As I was cruising the Internet last night, I saw Jose Bautista's stats, and a thought struck me, "How come nobody has ever said Jose Bautista is a MVP candidate?"
Could it be because of his moderately low batting average?
Or what about the fact that he's on a fourth-place team with nothing to play for?
On the other hand, these could just as easily be strong points. "Well, if they've got nothing to play for, then imagine if he did have something driving him?"
When talking about the AL MVP, we only mention Miguel Cabrera, Robinson Cano, and (even though he's injured) Josh Hamilton. But how is it that the man with the most home runs in the league (the guy with the second most is 15 under him) and the second most RBI in the league (behind Cabrera by two) hasn't gotten any serious most valuable player contention?
Well, let's look at it.
The last time a player won an MVP award in the AL and their team was in fourth place or under was in 2003, when Alex Rodriguez was on the last-place Rangers. So, if he could win being on a last-place team, why can't Bautista win if he's on a fourth-place Blue Jays team in the toughest division in all of baseball and nonetheless eight games above .500?

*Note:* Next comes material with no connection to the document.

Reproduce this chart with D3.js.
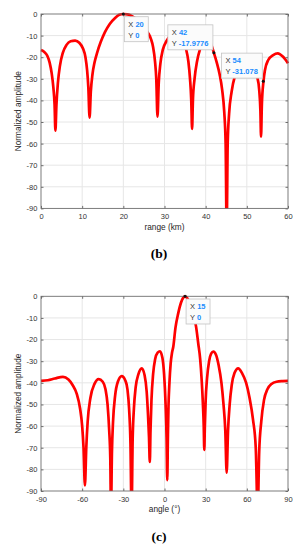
<!DOCTYPE html>
<html>
<head>
<meta charset="utf-8">
<script src="https://cdn.jsdelivr.net/npm/d3@7/dist/d3.min.js"></script>
<style>
body { margin: 0; background: #fff; }
svg { display: block; font-family: "Liberation Sans", Arial, sans-serif; }
</style>
</head>
<body>
<svg id="fig" width="301" height="550"></svg>
<script>
// panel (b): amplitude against range
var rangeKm = [0, 0.8, 1.5, 2.1, 2.6, 3.0, 3.3, 3.5, 3.75, 4.1, 4.6, 5.3, 6.2, 7.2, 8.3, 9.3, 10.2, 10.8, 11.2, 11.5, 11.8,
  12.1, 12.5, 13.0, 13.7, 14.5, 15.5, 16.7, 18, 19, 20, 21, 22, 23, 24, 25, 26, 26.7, 27.2, 27.7, 28.0, 28.3,
  28.6, 29.0, 29.6, 30.5, 31.5, 32.7, 33.8, 34.6, 35.2, 35.8, 36.2, 36.5, 36.7, 36.9, 37.3, 37.9, 38.6, 39.4,
  40.3, 41.2, 42, 42.7, 43.4, 44, 44.5, 44.85, 45.1, 45.35, 45.7, 46.3, 47.2, 48.3, 49.5, 50.7, 51.7, 52.5,
  53, 53.3, 53.45, 53.65, 54.05, 54.4, 55.2, 56.4, 57.5, 58.8, 60];
var ampRange = [-16.7, -17.6, -19.2, -22.5, -27.5, -34, -42, -54, -42, -32, -24, -18, -14.3, -12.6, -12.3, -13.3, -16, -20, -26, -34, -48,
  -36, -28, -22.5, -17.5, -13, -8.5, -4.6, -1.8, -0.4, 0, -0.2, -0.9, -2.1, -3.8, -6, -8.7, -11.5, -15, -22, -30, -47.5,
  -32, -23, -16.5, -12.5, -10, -9.2, -10.3, -13, -16, -22, -30, -40, -53.2, -40, -30, -22, -16.5, -13.3,
  -11.8, -13.5, -17.9776, -22.5, -28, -35, -45, -60, -100, -60, -46, -36, -28, -23.5, -22, -23, -25.5, -29,
  -35, -45, -56.8, -42, -31.078, -26, -21.3, -19, -18.2, -19.8, -22.8];

// panel (c): amplitude against angle
var angleDeg = [-90, -85, -80, -74, -70, -67, -64, -61.5, -60, -59, -58, -57, -56, -54, -51, -48, -45, -43, -41.5, -40.3,
  -39.5, -39, -38.3, -37.5, -36, -34, -31.2, -28.5, -27, -25.8, -24.8, -24, -23.2, -22.3, -21, -19, -16.6,
  -14.5, -13, -12, -11.3, -10.7, -10.2, -9.5, -8.3, -6.8, -5, -3.3, -1.5, -0.3, 0.8, 1.5, 2.0, 2.5, 2.9,
  3.6, 4.5, 5.5, 6.4, 8, 10, 12, 13.5, 15, 16.5, 18.5, 21, 23, 24.6, 26, 27.1, 28, 28.6, 29, 29.4, 30,
  31, 32.5, 34, 35.6, 37.5, 39.5, 41.5, 43, 44.3, 45.3, 46.3, 47.5, 49, 51, 53.7, 56.5, 59.5, 62, 64.5,
  66.5, 67.9, 69, 70.5, 72.5, 75, 78, 81.7, 86, 90];
var ampAngle = [-39.1, -38.8, -38, -37.2, -38.5, -41, -45, -52, -60, -70, -87.4, -70, -58, -47, -40.5, -38.3, -39.5, -43, -50, -62,
  -75, -100, -72, -58, -46, -39.5, -36.9, -39, -43, -52, -68, -100, -66, -52, -42, -36, -33.3,
  -36.5, -44, -55, -65, -76.6, -62, -48, -36, -29, -26, -25.4, -28.5, -36, -50, -65, -85, -64, -51,
  -40, -31, -26, -23.3, -14.5, -7.9, -3, -0.8, 0, -0.8, -3, -7.9, -14, -21.8, -29, -38.8, -50, -60, -71, -60, -48,
  -38, -30, -26.5, -25.6, -27, -32, -40, -50, -62, -81.5, -62, -50, -41, -35.5, -33.3, -35.5, -40, -47, -57,
  -70, -100, -72, -58, -48, -43, -40.5, -39.5, -39.2, -39.1];

var rangeTicks = [0, 10, 20, 30, 40, 50, 60];
var angleTicks = [-90, -60, -30, 0, 30, 60, 90];
var ampTicks = [0, -10, -20, -30, -40, -50, -60, -70, -80, -90];

// data tips: [x, y, x text, y text]
var tipsRange = [[20, 0, "20", "0"], [42, -17.9776, "42", "-17.9776"], [54, -31.078, "54", "-31.078"]];
var tipsAngle = [[15, 0, "15", "0"]];

var svg = d3.select('#fig');

function panel(o) {
  var x = d3.scaleLinear().domain(o.xDomain).range([41, 288]);
  var y = d3.scaleLinear().domain([-90, 0]).range([o.bottom, o.top]);
  var g = svg.append('g');

  // grid
  g.selectAll('.vg').data(o.xTicks.slice(1, -1)).enter().append('line')
    .attr('x1', d => x(d)).attr('x2', d => x(d)).attr('y1', o.top).attr('y2', o.bottom)
    .attr('stroke', '#e6e6e6').attr('stroke-width', 1);
  g.selectAll('.hg').data(ampTicks.slice(1, -1)).enter().append('line')
    .attr('x1', 41).attr('x2', 288).attr('y1', d => y(d)).attr('y2', d => y(d))
    .attr('stroke', '#e6e6e6').attr('stroke-width', 1);

  // curve
  var clipId = 'clip' + o.name;
  svg.append('clipPath').attr('id', clipId).append('rect')
    .attr('x', 38).attr('y', o.top - 4).attr('width', 253).attr('height', o.bottom - o.top + 4);
  var line = d3.line().x(d => x(d[0])).y(d => y(d[1])).curve(d3.curveMonotoneX);
  g.append('path').datum(d3.zip(o.xs, o.ys))
    .attr('clip-path', 'url(#' + clipId + ')')
    .attr('d', line).attr('fill', 'none').attr('stroke', '#ff0000')
    .attr('stroke-width', 2.7).attr('stroke-linejoin', 'round');

  // axes box and ticks
  var fmt = d => String(d);
  var axB = g.append('g').attr('transform', 'translate(0,' + o.bottom + ')')
    .call(d3.axisBottom(x).tickValues(o.xTicks).tickSizeInner(-2.5).tickSizeOuter(0).tickFormat(fmt));
  axB.selectAll('text').attr('y', 11).attr('dy', null);
  g.append('g').attr('transform', 'translate(0,' + o.top + ')')
    .call(d3.axisTop(x).tickValues(o.xTicks).tickSizeInner(-2.5).tickSizeOuter(0).tickFormat(''));
  g.append('g').attr('transform', 'translate(41,0)')
    .call(d3.axisLeft(y).tickValues(ampTicks).tickSizeInner(-2.5).tickSizeOuter(0).tickPadding(3.7).tickFormat(fmt));
  g.append('g').attr('transform', 'translate(288,0)')
    .call(d3.axisRight(y).tickValues(ampTicks).tickSizeInner(-2.5).tickSizeOuter(0).tickFormat(''));
  g.selectAll('.domain').remove();
  g.selectAll('.tick line').attr('stroke', '#6e6e6e');
  g.selectAll('.tick text').attr('fill', '#333').attr('font-size', 7.5)
    .attr('font-family', '"Liberation Sans", Arial, sans-serif');
  g.append('rect').attr('x', 41).attr('y', o.top).attr('width', 247).attr('height', o.bottom - o.top)
    .attr('fill', 'none').attr('stroke', '#6e6e6e').attr('stroke-width', 0.9);

  // labels
  g.append('text').attr('x', 164.5).attr('y', o.bottom + 21.3).attr('text-anchor', 'middle')
    .attr('font-size', 8.3).attr('fill', '#262626').text(o.xLabel);
  g.append('text').attr('transform', 'translate(20.5,' + (o.top + o.bottom) / 2 + ') rotate(-90)')
    .attr('text-anchor', 'middle').attr('font-size', 8.3).attr('fill', '#262626').text('Normalized amplitude');
  g.append('text').attr('x', 159).attr('y', o.captionY).attr('text-anchor', 'middle')
    .attr('font-family', '"Liberation Serif", "Times New Roman", serif').attr('font-weight', 'bold')
    .attr('font-size', 13.5).attr('fill', '#000').text(o.caption);

  // data tips
  o.tips.forEach(function(t, i) {
    var px = x(t[0]), py = y(t[1]);
    var tg = g.append('g');
    var box = tg.append('rect').attr('fill', '#fbfbfb').attr('stroke', '#c4c4c4').attr('stroke-width', 0.8);
    var l1 = tg.append('text').attr('font-size', 7.5);
    l1.append('tspan').attr('fill', '#333').text('X ');
    l1.append('tspan').attr('fill', '#1a8cff').attr('font-weight', 'bold').text(t[2]);
    var l2 = tg.append('text').attr('font-size', 7.5);
    l2.append('tspan').attr('fill', '#333').text('Y ');
    l2.append('tspan').attr('fill', '#1a8cff').attr('font-weight', 'bold').text(t[3]);
    var w = Math.max(l1.node().getComputedTextLength(), l2.node().getComputedTextLength()) + 8.5;
    var h = 25;
    var bx, by;
    if (o.tipSide[i] === 'se') { bx = px + 1; by = py + 2.7; }
    else { bx = px - 1 - w; by = py - 3 - h; }
    box.attr('x', bx).attr('y', by).attr('width', w).attr('height', h);
    l1.attr('x', bx + 4).attr('y', by + 10.2);
    l2.attr('x', bx + 4).attr('y', by + 21);
    g.append('circle').attr('cx', px).attr('cy', py).attr('r', 1.5).attr('fill', '#111');
  });
}

panel({ name: 'b', top: 14, bottom: 208.4, xDomain: [0, 60], xTicks: rangeTicks, xs: rangeKm, ys: ampRange,
  xLabel: 'range (km)', caption: '(b)', captionY: 258.3, tips: tipsRange, tipSide: ['se', 'nw', 'nw'] });
panel({ name: 'c', top: 296.3, bottom: 491, xDomain: [-90, 90], xTicks: angleTicks, xs: angleDeg, ys: ampAngle,
  xLabel: 'angle (°)', caption: '(c)', captionY: 540.5, tips: tipsAngle, tipSide: ['se'] });
</script>
</body>
</html>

Well, unlike the Cy Young award, voters for the MVP think highly of what place your team is in.
Think about it, this year, Hamilton and Cano are most likely the top two choices for AL MVP because of not only their stats but the fact that both of their teams are going to the playoffs.
However, even though Miguel Cabrera has terrific stats, he is on a third-place Tigers team that has been out of the race since August. Now, he probably will finish third or fourth for MVP voting.
People in Canada probably aren't as crazed about Baustista wining the MVP as people in Texas and New York are about Hamilton and Cano wining it, respectively.
These are two main factors that, in my opinion, represent the cause of the Jays slugger from being given any serious consideration for the American League Most Valuable Player award.